In the records below, find each line containing the word "document" and copy it.

● **Listing**
»»

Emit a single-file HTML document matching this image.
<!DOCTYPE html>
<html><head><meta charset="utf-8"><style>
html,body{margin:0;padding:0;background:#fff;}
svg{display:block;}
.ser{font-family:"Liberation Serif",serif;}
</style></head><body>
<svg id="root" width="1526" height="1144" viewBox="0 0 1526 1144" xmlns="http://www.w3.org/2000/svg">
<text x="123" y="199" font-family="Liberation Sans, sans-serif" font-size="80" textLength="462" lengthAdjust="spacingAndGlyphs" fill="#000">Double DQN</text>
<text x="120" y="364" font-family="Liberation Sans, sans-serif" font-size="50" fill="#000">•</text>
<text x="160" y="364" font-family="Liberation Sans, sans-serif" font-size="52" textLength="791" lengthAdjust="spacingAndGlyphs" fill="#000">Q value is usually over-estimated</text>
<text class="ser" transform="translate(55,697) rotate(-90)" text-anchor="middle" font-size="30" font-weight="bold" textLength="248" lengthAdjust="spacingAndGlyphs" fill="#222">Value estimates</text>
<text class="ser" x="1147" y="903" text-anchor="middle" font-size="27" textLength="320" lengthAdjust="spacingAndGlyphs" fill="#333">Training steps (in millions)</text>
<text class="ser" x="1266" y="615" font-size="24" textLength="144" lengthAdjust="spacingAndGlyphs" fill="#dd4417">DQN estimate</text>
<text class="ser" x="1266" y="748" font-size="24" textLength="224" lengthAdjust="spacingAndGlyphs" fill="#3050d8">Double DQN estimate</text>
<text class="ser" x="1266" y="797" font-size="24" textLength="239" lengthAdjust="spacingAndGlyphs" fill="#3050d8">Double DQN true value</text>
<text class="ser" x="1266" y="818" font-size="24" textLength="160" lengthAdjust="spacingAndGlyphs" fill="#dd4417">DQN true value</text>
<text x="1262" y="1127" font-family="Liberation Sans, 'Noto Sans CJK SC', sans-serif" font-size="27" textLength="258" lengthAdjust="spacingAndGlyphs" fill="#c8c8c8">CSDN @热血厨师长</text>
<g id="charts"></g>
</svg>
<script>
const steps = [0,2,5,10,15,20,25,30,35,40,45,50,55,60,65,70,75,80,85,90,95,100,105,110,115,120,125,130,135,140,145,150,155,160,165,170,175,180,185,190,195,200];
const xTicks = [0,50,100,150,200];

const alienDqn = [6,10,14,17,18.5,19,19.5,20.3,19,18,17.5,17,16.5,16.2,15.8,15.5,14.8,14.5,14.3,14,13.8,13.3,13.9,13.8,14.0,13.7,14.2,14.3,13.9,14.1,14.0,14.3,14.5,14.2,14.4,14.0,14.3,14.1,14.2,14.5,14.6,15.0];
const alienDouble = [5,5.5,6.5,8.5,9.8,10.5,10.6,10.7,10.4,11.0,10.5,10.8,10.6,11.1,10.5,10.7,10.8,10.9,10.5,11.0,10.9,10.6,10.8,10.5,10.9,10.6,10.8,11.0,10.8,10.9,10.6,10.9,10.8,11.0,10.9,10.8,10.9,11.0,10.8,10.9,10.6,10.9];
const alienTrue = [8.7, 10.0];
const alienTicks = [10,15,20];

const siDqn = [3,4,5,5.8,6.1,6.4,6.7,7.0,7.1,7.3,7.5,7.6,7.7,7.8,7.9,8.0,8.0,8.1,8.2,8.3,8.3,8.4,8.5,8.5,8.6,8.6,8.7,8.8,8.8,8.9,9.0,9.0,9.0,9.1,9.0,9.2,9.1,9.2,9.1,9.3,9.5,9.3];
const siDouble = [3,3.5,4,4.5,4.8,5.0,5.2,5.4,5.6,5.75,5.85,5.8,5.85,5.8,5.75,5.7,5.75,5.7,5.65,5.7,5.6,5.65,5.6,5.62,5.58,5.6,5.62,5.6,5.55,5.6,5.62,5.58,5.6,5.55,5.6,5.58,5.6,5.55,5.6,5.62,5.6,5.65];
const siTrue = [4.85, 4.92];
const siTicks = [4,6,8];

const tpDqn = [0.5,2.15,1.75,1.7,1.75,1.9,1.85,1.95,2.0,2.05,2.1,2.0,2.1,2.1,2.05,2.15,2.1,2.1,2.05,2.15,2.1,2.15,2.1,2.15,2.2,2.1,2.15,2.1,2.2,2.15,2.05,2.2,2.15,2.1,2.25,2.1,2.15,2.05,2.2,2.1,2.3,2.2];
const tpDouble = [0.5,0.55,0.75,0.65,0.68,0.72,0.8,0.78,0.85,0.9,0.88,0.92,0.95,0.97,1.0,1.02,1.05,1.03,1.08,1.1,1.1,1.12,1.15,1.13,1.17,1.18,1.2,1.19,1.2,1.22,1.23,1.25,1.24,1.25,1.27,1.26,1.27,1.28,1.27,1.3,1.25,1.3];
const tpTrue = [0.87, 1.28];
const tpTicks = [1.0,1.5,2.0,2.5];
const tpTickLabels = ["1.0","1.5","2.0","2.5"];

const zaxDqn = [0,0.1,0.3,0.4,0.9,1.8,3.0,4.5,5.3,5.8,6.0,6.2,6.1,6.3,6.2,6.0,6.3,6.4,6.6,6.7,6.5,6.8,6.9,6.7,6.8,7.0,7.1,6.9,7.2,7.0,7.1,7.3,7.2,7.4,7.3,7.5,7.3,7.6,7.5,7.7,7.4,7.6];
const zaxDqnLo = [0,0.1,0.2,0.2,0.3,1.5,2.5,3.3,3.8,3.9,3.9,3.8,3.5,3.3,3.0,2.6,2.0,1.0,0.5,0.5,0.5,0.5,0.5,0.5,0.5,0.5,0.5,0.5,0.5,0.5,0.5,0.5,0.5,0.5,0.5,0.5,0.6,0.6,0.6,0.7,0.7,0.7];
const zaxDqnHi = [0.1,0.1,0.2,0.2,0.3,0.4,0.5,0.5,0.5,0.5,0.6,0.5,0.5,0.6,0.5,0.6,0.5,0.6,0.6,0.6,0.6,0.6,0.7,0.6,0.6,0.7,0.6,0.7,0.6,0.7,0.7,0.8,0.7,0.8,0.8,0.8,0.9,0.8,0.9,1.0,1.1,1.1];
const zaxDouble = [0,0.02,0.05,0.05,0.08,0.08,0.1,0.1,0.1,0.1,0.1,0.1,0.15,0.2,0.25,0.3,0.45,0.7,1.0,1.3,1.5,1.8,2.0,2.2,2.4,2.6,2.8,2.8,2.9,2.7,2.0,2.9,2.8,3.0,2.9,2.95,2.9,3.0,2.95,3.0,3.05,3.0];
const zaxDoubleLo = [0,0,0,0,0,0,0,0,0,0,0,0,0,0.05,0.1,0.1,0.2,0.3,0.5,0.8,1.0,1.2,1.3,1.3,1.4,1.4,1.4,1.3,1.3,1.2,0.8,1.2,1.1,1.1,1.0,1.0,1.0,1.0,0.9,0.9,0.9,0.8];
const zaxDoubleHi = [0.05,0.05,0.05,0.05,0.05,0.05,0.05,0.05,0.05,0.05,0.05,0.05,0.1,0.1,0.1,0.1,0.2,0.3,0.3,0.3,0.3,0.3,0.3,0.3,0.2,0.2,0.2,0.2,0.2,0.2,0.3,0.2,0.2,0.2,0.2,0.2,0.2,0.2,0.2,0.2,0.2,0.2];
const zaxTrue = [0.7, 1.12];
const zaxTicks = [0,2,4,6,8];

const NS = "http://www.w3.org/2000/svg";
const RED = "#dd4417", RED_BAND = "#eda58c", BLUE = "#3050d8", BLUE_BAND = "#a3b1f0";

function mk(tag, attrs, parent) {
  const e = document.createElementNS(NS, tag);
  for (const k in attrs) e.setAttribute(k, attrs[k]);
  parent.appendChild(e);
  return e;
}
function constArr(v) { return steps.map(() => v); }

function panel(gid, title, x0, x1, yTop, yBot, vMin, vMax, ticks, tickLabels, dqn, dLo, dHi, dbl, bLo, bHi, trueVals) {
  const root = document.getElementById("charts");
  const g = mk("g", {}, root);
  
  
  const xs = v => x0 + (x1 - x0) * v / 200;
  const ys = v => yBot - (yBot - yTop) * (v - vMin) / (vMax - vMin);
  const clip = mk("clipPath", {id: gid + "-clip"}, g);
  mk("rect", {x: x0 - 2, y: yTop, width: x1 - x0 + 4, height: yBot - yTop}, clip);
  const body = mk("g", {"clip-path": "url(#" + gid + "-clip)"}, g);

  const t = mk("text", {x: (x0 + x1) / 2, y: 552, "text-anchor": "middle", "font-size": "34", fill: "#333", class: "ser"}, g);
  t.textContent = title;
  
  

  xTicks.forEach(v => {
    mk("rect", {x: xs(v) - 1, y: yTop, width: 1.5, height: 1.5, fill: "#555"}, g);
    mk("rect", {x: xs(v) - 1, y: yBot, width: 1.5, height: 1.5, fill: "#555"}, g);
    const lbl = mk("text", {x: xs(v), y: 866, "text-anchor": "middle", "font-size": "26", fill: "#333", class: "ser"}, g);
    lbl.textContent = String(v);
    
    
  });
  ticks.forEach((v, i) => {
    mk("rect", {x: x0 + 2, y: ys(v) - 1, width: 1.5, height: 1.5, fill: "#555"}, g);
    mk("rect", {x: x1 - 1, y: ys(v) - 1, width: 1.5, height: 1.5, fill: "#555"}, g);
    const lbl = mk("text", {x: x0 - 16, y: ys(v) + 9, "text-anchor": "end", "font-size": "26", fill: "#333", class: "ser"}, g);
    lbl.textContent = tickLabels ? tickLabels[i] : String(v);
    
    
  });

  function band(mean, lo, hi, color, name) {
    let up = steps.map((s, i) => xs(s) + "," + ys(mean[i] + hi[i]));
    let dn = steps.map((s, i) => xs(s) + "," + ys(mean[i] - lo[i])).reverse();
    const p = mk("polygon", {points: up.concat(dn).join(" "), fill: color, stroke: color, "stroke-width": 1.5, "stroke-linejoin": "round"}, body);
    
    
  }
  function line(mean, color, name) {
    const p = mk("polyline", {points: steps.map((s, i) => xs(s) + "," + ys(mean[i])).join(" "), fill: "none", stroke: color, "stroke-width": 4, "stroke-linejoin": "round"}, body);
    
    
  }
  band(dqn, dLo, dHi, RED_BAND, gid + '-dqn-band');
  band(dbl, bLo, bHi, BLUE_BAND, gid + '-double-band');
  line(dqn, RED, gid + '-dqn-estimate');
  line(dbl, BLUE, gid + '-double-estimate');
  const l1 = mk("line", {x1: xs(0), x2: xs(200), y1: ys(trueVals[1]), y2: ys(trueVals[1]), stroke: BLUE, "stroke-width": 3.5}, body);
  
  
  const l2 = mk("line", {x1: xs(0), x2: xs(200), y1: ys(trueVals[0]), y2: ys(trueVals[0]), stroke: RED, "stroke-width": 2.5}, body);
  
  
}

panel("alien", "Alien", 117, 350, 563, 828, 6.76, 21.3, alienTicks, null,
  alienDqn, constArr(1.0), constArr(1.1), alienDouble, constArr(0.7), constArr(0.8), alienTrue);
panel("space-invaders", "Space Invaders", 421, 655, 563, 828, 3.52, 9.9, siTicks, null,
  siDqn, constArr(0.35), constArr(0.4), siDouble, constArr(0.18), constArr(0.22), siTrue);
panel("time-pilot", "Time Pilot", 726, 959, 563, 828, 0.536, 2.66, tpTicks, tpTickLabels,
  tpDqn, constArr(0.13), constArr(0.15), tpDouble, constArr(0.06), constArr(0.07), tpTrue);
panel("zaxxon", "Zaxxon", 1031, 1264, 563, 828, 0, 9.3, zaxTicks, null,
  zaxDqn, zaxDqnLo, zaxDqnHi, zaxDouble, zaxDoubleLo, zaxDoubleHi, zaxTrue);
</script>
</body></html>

««
»»

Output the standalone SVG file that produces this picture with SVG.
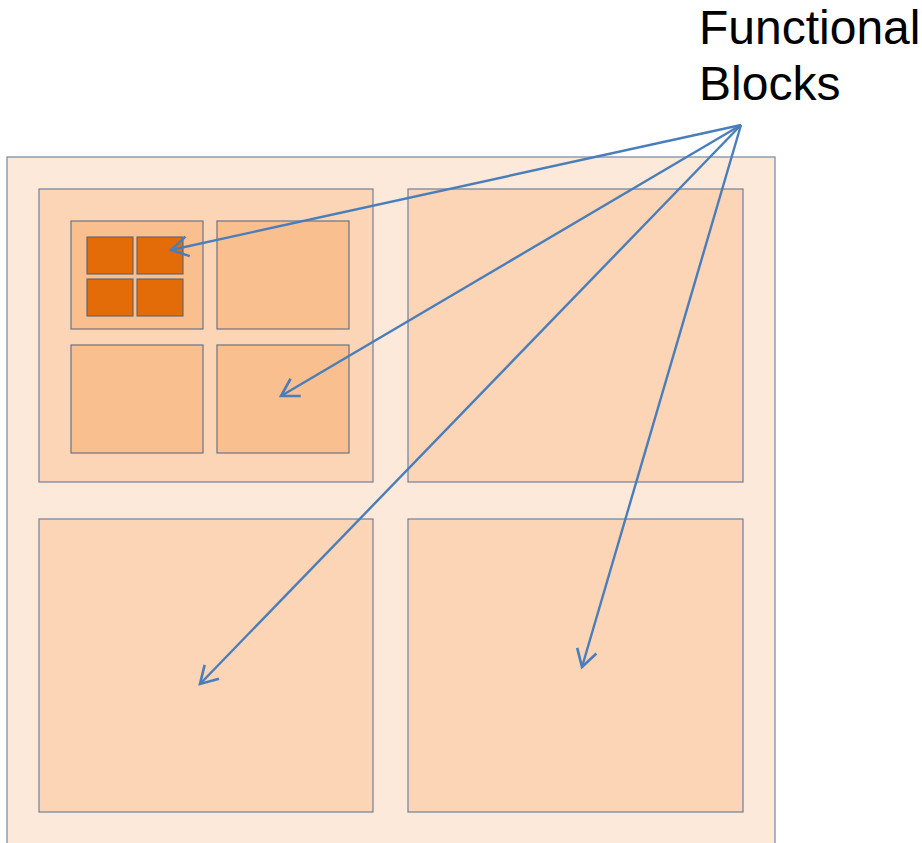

««

● **Solution to the exercise**
Emit a single-file HTML document matching this image.
  const e = document.createElementNS(NS, tag);
  const root = document.getElementById("charts");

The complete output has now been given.